• Instructions to follow:
All of the data should be repeated exactly; pictures are not part of the copy.

• Supplied data:
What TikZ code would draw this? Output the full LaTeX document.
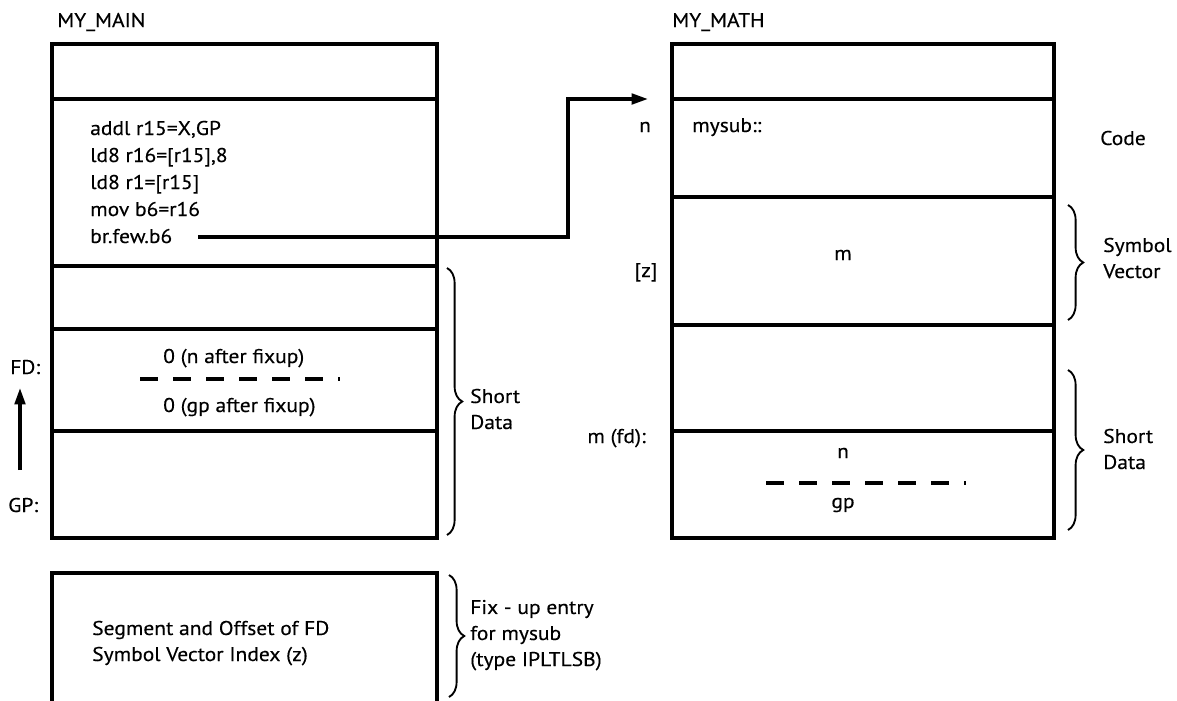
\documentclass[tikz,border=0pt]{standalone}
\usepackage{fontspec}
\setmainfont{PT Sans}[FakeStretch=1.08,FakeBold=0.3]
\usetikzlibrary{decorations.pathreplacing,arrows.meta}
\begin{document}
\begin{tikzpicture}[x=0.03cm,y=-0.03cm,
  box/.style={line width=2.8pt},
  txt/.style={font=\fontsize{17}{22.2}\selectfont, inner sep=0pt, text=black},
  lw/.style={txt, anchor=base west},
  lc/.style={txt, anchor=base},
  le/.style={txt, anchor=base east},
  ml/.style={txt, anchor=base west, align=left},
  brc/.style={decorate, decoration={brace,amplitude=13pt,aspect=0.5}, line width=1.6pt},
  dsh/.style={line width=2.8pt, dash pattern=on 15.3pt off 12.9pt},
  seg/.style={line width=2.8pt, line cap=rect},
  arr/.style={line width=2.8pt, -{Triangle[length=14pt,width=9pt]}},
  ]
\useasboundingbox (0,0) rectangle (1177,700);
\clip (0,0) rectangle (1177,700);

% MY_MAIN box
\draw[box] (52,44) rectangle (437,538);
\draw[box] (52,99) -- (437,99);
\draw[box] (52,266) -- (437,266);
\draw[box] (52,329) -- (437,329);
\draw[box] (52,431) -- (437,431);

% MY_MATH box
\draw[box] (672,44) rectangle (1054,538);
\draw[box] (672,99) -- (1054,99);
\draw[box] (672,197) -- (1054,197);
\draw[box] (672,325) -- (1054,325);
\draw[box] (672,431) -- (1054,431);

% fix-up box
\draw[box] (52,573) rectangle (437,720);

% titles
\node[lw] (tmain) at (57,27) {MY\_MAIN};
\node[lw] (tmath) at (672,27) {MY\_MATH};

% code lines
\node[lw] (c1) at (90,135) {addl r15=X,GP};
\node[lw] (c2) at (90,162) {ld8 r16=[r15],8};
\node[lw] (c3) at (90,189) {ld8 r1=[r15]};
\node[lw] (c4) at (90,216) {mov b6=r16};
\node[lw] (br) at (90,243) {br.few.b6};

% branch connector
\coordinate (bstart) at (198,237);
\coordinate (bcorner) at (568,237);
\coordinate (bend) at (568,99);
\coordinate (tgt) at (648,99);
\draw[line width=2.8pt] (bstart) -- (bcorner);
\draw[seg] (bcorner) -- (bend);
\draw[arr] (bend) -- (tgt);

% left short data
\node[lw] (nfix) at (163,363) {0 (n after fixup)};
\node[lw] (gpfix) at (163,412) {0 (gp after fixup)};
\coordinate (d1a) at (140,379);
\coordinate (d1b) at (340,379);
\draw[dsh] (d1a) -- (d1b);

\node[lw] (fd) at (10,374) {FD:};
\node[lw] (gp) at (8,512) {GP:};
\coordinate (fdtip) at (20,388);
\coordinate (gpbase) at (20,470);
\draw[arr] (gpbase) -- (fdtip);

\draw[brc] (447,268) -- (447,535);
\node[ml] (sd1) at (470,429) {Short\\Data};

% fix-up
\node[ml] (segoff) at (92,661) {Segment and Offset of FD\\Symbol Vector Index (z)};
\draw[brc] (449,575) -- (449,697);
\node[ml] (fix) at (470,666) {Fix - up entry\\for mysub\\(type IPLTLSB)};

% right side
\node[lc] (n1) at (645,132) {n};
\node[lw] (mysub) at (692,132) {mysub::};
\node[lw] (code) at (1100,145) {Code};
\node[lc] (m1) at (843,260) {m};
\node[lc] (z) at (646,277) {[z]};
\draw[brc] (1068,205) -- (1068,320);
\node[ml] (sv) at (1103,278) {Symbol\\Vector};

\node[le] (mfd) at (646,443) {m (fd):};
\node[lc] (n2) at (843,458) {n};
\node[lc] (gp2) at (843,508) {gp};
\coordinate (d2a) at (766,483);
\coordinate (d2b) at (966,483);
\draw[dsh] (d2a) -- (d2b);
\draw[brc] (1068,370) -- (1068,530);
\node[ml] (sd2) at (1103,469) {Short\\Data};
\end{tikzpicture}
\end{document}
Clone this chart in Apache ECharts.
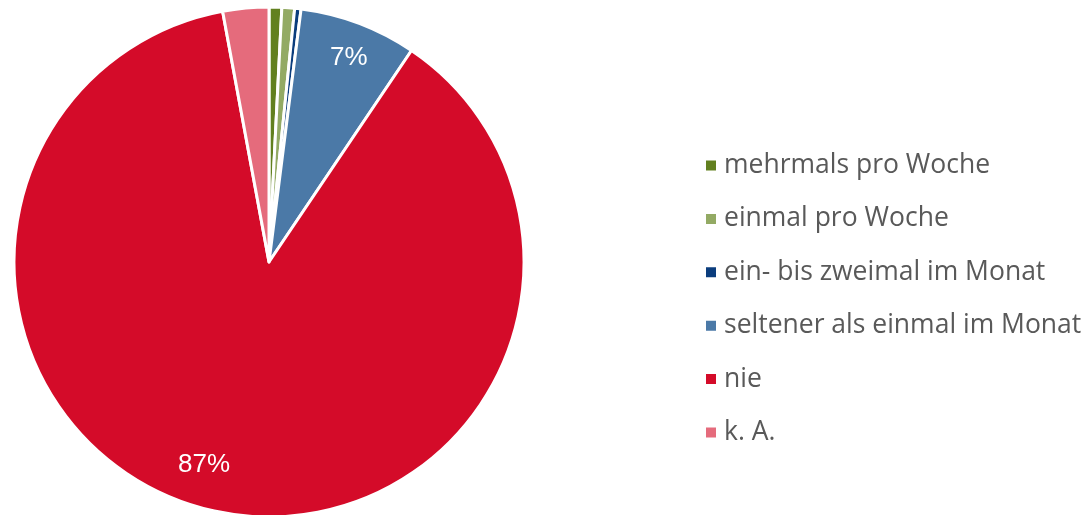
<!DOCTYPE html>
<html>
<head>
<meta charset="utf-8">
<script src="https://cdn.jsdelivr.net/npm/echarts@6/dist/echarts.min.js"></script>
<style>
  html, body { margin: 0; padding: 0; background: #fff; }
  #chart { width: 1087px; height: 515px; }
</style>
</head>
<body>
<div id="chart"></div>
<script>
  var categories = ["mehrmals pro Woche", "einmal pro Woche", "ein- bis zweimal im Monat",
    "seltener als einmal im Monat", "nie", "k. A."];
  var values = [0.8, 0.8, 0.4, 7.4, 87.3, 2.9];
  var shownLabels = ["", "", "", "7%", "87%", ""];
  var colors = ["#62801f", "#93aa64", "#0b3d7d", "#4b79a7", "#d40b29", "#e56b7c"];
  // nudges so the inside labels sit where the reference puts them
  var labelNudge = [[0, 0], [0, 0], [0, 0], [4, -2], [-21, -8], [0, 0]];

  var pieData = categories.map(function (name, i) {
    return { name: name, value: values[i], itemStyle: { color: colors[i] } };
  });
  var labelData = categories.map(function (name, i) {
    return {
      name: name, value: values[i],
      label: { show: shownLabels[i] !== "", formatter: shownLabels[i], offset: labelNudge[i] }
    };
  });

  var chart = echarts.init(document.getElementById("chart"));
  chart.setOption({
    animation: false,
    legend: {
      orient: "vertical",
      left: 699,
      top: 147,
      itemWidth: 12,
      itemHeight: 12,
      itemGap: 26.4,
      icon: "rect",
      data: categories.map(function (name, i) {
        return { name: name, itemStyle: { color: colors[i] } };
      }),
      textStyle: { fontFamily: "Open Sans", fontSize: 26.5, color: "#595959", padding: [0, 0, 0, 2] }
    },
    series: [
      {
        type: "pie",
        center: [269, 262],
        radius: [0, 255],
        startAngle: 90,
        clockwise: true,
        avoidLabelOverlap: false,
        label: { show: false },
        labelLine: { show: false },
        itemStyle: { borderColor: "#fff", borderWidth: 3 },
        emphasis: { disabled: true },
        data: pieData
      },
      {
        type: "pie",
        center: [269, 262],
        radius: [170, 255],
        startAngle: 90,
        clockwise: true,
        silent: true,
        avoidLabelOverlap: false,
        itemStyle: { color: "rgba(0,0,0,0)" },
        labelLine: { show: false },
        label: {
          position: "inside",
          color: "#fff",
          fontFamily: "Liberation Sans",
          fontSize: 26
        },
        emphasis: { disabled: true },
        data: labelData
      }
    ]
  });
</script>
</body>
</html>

• Exercise response:
What TikZ code would draw this? Output the full LaTeX document.
\documentclass[tikz,border=0pt]{standalone}
\usepackage{fontspec}
\setmainfont{PT Sans}[FakeStretch=1.08,FakeBold=0.3]
\usetikzlibrary{decorations.pathreplacing,arrows.meta}
\begin{document}
\begin{tikzpicture}[x=0.03cm,y=-0.03cm,
  box/.style={line width=2.8pt},
  txt/.style={font=\fontsize{17}{22.2}\selectfont, inner sep=0pt, text=black},
  lw/.style={txt, anchor=base west},
  lc/.style={txt, anchor=base},
  le/.style={txt, anchor=base east},
  ml/.style={txt, anchor=base west, align=left},
  brc/.style={decorate, decoration={brace,amplitude=13pt,aspect=0.5}, line width=1.6pt},
  dsh/.style={line width=2.8pt, dash pattern=on 15.3pt off 12.9pt},
  seg/.style={line width=2.8pt, line cap=rect},
  arr/.style={line width=2.8pt, -{Triangle[length=14pt,width=9pt]}},
  ]
\useasboundingbox (0,0) rectangle (1177,700);
\clip (0,0) rectangle (1177,700);

% MY_MAIN box
\draw[box] (52,44) rectangle (437,538);
\draw[box] (52,99) -- (437,99);
\draw[box] (52,266) -- (437,266);
\draw[box] (52,329) -- (437,329);
\draw[box] (52,431) -- (437,431);

% MY_MATH box
\draw[box] (672,44) rectangle (1054,538);
\draw[box] (672,99) -- (1054,99);
\draw[box] (672,197) -- (1054,197);
\draw[box] (672,325) -- (1054,325);
\draw[box] (672,431) -- (1054,431);

% fix-up box
\draw[box] (52,573) rectangle (437,720);

% titles
\node[lw] (tmain) at (57,27) {MY\_MAIN};
\node[lw] (tmath) at (672,27) {MY\_MATH};

% code lines
\node[lw] (c1) at (90,135) {addl r15=X,GP};
\node[lw] (c2) at (90,162) {ld8 r16=[r15],8};
\node[lw] (c3) at (90,189) {ld8 r1=[r15]};
\node[lw] (c4) at (90,216) {mov b6=r16};
\node[lw] (br) at (90,243) {br.few.b6};

% branch connector
\coordinate (bstart) at (198,237);
\coordinate (bcorner) at (568,237);
\coordinate (bend) at (568,99);
\coordinate (tgt) at (648,99);
\draw[line width=2.8pt] (bstart) -- (bcorner);
\draw[seg] (bcorner) -- (bend);
\draw[arr] (bend) -- (tgt);

% left short data
\node[lw] (nfix) at (163,363) {0 (n after fixup)};
\node[lw] (gpfix) at (163,412) {0 (gp after fixup)};
\coordinate (d1a) at (140,379);
\coordinate (d1b) at (340,379);
\draw[dsh] (d1a) -- (d1b);

\node[lw] (fd) at (10,374) {FD:};
\node[lw] (gp) at (8,512) {GP:};
\coordinate (fdtip) at (20,388);
\coordinate (gpbase) at (20,470);
\draw[arr] (gpbase) -- (fdtip);

\draw[brc] (447,268) -- (447,535);
\node[ml] (sd1) at (470,429) {Short\\Data};

% fix-up
\node[ml] (segoff) at (92,661) {Segment and Offset of FD\\Symbol Vector Index (z)};
\draw[brc] (449,575) -- (449,697);
\node[ml] (fix) at (470,666) {Fix - up entry\\for mysub\\(type IPLTLSB)};

% right side
\node[lc] (n1) at (645,132) {n};
\node[lw] (mysub) at (692,132) {mysub::};
\node[lw] (code) at (1100,145) {Code};
\node[lc] (m1) at (843,260) {m};
\node[lc] (z) at (646,277) {[z]};
\draw[brc] (1068,205) -- (1068,320);
\node[ml] (sv) at (1103,278) {Symbol\\Vector};

\node[le] (mfd) at (646,443) {m (fd):};
\node[lc] (n2) at (843,458) {n};
\node[lc] (gp2) at (843,508) {gp};
\coordinate (d2a) at (766,483);
\coordinate (d2b) at (966,483);
\draw[dsh] (d2a) -- (d2b);
\draw[brc] (1068,370) -- (1068,530);
\node[ml] (sd2) at (1103,469) {Short\\Data};
\end{tikzpicture}
\end{document}
Clone this chart in Apache ECharts.
<!DOCTYPE html>
<html>
<head>
<meta charset="utf-8">
<script src="https://cdn.jsdelivr.net/npm/echarts@6/dist/echarts.min.js"></script>
<style>
  html, body { margin: 0; padding: 0; background: #fff; }
  #chart { width: 1087px; height: 515px; }
</style>
</head>
<body>
<div id="chart"></div>
<script>
  var categories = ["mehrmals pro Woche", "einmal pro Woche", "ein- bis zweimal im Monat",
    "seltener als einmal im Monat", "nie", "k. A."];
  var values = [0.8, 0.8, 0.4, 7.4, 87.3, 2.9];
  var shownLabels = ["", "", "", "7%", "87%", ""];
  var colors = ["#62801f", "#93aa64", "#0b3d7d", "#4b79a7", "#d40b29", "#e56b7c"];
  // nudges so the inside labels sit where the reference puts them
  var labelNudge = [[0, 0], [0, 0], [0, 0], [4, -2], [-21, -8], [0, 0]];

  var pieData = categories.map(function (name, i) {
    return { name: name, value: values[i], itemStyle: { color: colors[i] } };
  });
  var labelData = categories.map(function (name, i) {
    return {
      name: name, value: values[i],
      label: { show: shownLabels[i] !== "", formatter: shownLabels[i], offset: labelNudge[i] }
    };
  });

  var chart = echarts.init(document.getElementById("chart"));
  chart.setOption({
    animation: false,
    legend: {
      orient: "vertical",
      left: 699,
      top: 147,
      itemWidth: 12,
      itemHeight: 12,
      itemGap: 26.4,
      icon: "rect",
      data: categories.map(function (name, i) {
        return { name: name, itemStyle: { color: colors[i] } };
      }),
      textStyle: { fontFamily: "Open Sans", fontSize: 26.5, color: "#595959", padding: [0, 0, 0, 2] }
    },
    series: [
      {
        type: "pie",
        center: [269, 262],
        radius: [0, 255],
        startAngle: 90,
        clockwise: true,
        avoidLabelOverlap: false,
        label: { show: false },
        labelLine: { show: false },
        itemStyle: { borderColor: "#fff", borderWidth: 3 },
        emphasis: { disabled: true },
        data: pieData
      },
      {
        type: "pie",
        center: [269, 262],
        radius: [170, 255],
        startAngle: 90,
        clockwise: true,
        silent: true,
        avoidLabelOverlap: false,
        itemStyle: { color: "rgba(0,0,0,0)" },
        labelLine: { show: false },
        label: {
          position: "inside",
          color: "#fff",
          fontFamily: "Liberation Sans",
          fontSize: 26
        },
        emphasis: { disabled: true },
        data: labelData
      }
    ]
  });
</script>
</body>
</html>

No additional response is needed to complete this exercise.